## STATED TASK
Exactly retype the lines from the one containing "Write a Python" through the one containing "from matplotlib.lines import Line2D"; both ends count, pictures do not.

## SOURCE MATERIAL

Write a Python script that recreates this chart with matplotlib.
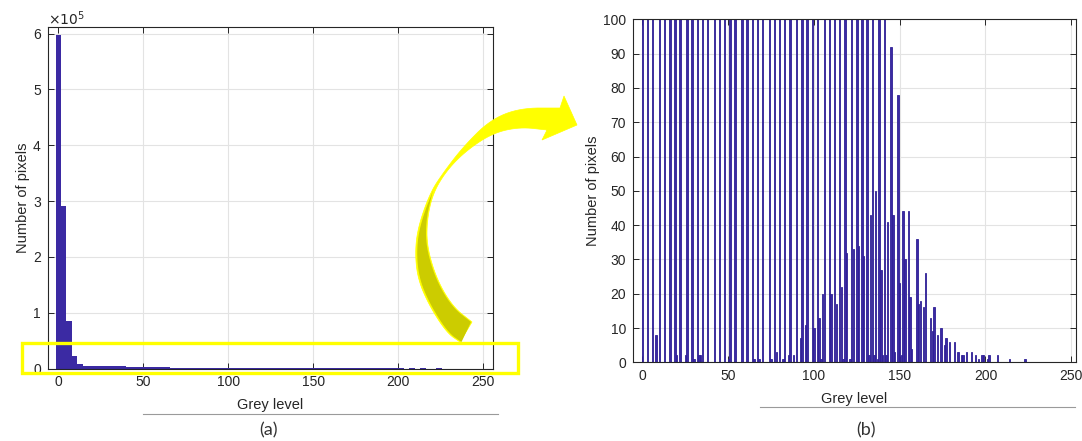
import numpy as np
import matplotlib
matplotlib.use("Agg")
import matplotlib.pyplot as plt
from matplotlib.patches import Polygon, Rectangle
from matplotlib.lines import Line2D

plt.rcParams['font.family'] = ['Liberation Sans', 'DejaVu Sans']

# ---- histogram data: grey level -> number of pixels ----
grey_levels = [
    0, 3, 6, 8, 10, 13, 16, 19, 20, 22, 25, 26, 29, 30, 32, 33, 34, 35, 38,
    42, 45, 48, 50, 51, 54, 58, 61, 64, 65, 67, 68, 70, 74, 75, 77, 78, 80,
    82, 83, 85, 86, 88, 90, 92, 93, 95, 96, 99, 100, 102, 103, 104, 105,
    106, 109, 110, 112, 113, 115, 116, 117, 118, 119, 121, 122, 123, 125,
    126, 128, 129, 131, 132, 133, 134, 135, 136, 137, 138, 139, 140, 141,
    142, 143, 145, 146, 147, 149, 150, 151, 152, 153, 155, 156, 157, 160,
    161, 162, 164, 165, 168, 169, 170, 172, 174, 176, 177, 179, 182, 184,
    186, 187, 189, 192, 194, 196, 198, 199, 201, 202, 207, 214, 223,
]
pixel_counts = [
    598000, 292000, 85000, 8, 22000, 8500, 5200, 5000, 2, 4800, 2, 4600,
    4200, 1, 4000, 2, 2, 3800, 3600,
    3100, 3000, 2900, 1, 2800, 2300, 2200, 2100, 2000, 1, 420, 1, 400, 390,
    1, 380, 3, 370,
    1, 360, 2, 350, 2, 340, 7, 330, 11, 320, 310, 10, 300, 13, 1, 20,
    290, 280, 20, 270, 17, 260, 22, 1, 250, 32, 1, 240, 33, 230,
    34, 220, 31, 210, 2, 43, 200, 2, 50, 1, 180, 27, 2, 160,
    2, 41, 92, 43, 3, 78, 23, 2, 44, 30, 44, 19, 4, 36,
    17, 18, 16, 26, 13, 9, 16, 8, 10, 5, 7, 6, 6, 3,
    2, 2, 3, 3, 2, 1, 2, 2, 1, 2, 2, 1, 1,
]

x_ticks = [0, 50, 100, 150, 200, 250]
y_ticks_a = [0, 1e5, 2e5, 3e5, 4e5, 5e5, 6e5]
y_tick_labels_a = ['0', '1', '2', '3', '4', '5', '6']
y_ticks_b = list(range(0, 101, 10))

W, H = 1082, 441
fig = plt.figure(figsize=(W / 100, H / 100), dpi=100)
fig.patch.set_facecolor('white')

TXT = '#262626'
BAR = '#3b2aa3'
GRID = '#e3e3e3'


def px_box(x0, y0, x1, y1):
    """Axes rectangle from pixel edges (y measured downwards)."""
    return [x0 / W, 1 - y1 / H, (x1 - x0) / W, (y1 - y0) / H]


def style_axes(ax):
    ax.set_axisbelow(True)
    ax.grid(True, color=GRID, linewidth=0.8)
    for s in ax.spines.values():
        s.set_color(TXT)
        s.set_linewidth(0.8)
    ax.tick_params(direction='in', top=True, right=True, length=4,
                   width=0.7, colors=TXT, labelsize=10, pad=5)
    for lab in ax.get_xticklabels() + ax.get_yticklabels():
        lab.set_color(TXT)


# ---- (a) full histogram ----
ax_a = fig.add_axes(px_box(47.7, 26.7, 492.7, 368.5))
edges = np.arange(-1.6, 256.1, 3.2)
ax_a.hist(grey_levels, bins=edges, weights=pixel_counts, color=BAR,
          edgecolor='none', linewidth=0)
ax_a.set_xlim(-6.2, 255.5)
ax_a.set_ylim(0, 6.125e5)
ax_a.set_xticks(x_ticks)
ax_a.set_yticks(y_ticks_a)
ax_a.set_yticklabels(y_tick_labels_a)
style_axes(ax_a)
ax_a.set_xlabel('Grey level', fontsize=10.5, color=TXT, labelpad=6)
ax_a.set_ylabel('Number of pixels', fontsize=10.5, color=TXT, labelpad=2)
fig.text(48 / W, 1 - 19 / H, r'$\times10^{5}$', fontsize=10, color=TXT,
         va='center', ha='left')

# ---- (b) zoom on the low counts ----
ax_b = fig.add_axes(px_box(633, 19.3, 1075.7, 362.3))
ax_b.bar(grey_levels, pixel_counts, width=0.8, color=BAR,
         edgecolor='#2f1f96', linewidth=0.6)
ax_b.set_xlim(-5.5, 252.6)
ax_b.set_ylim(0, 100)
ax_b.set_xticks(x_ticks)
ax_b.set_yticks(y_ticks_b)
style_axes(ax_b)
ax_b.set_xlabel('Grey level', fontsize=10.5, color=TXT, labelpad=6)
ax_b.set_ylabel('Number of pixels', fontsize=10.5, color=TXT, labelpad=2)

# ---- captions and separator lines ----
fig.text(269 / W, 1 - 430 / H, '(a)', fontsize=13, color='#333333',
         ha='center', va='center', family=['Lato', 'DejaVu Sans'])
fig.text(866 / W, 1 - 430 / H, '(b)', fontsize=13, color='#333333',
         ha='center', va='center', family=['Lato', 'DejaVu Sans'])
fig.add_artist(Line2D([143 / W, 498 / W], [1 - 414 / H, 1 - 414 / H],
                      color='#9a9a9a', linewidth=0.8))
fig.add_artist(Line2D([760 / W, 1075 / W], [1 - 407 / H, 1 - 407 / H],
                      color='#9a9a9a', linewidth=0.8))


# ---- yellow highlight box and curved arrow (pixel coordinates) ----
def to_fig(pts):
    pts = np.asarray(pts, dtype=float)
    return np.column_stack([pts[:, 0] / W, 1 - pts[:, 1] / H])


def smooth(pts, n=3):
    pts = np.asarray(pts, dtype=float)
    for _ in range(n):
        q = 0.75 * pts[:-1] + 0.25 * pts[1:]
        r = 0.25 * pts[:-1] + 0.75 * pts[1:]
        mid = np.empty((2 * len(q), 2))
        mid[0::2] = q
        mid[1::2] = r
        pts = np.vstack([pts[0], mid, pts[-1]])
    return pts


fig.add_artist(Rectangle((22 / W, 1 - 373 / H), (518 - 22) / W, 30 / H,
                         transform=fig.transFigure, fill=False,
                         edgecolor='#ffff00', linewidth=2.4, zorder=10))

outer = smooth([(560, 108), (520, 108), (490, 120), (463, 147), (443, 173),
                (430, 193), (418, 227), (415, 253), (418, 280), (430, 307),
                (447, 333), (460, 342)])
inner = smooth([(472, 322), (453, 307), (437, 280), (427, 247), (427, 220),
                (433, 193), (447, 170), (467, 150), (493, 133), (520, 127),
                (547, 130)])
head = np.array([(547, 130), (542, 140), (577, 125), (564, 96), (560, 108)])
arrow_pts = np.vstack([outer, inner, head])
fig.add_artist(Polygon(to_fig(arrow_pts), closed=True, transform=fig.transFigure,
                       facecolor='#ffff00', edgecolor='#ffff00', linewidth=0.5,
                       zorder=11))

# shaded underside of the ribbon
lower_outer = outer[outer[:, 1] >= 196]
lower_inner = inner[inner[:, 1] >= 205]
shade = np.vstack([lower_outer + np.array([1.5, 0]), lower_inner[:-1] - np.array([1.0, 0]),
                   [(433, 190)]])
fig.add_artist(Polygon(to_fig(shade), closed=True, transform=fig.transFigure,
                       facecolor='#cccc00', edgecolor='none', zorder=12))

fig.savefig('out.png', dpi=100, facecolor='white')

--

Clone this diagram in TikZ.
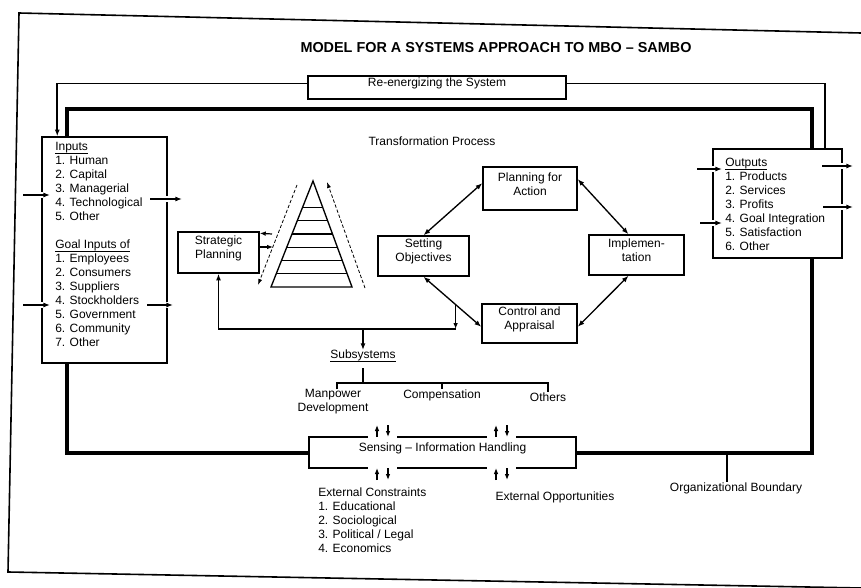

---

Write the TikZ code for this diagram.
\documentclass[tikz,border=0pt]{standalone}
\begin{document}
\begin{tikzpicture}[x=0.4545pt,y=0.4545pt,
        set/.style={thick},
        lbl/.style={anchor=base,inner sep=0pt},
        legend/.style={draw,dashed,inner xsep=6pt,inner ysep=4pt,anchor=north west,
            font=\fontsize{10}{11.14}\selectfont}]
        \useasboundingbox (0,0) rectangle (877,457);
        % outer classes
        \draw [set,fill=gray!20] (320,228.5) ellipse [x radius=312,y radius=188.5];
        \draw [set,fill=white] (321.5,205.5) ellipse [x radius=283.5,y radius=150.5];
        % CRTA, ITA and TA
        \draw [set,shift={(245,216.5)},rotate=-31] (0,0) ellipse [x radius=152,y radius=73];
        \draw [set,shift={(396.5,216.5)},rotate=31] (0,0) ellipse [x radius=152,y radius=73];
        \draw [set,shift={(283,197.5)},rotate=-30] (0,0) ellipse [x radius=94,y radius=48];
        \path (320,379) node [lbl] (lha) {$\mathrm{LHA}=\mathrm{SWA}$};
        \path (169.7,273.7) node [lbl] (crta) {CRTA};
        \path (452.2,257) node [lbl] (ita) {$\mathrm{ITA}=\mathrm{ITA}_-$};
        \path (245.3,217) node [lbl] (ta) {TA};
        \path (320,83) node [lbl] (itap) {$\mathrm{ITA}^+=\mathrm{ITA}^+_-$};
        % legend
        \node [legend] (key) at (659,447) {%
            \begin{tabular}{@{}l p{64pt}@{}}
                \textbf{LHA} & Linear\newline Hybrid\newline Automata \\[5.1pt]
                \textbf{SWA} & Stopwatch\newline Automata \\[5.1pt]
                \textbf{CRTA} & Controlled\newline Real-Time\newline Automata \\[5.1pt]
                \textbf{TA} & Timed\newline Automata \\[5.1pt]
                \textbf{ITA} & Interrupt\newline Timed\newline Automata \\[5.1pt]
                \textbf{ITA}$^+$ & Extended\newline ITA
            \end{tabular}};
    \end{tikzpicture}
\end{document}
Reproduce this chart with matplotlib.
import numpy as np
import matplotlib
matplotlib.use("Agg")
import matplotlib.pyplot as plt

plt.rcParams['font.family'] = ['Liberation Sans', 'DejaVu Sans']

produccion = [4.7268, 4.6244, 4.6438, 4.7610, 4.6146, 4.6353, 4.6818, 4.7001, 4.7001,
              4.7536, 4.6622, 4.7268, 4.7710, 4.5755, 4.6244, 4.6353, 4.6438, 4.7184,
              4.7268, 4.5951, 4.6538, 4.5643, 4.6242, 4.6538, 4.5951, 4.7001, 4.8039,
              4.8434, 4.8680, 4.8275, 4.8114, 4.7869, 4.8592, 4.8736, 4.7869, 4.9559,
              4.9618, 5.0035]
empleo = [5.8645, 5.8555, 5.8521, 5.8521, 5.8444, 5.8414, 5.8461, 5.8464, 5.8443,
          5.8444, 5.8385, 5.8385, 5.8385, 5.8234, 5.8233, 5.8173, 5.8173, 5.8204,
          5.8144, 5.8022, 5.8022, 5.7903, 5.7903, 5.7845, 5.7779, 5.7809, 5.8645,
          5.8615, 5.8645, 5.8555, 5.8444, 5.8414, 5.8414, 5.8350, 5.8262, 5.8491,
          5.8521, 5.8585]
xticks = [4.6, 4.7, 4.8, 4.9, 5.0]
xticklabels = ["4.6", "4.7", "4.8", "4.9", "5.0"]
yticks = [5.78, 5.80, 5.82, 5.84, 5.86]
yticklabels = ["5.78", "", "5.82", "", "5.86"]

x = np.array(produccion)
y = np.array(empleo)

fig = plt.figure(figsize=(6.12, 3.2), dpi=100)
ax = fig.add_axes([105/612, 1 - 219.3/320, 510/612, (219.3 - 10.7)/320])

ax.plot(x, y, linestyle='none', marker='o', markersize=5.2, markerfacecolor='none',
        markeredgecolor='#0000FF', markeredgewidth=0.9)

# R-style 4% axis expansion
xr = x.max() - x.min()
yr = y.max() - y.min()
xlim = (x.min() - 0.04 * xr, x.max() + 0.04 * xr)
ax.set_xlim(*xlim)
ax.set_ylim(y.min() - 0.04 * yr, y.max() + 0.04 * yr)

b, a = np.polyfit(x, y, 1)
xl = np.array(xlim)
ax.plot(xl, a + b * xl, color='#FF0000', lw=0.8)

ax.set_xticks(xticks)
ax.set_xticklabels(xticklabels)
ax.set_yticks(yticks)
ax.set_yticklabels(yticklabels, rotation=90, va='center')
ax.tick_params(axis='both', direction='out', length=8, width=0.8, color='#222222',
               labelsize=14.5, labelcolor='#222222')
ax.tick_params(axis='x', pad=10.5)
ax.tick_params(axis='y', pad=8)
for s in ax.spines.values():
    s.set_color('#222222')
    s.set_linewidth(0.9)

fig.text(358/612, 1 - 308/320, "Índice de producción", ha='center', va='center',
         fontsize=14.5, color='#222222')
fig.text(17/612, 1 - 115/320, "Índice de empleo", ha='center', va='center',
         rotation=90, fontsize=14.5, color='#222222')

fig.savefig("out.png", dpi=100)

## ANSWER TO THIS EXERCISE
Write a Python script that recreates this chart with matplotlib.
import numpy as np
import matplotlib
matplotlib.use("Agg")
import matplotlib.pyplot as plt
from matplotlib.patches import Polygon, Rectangle
from matplotlib.lines import Line2D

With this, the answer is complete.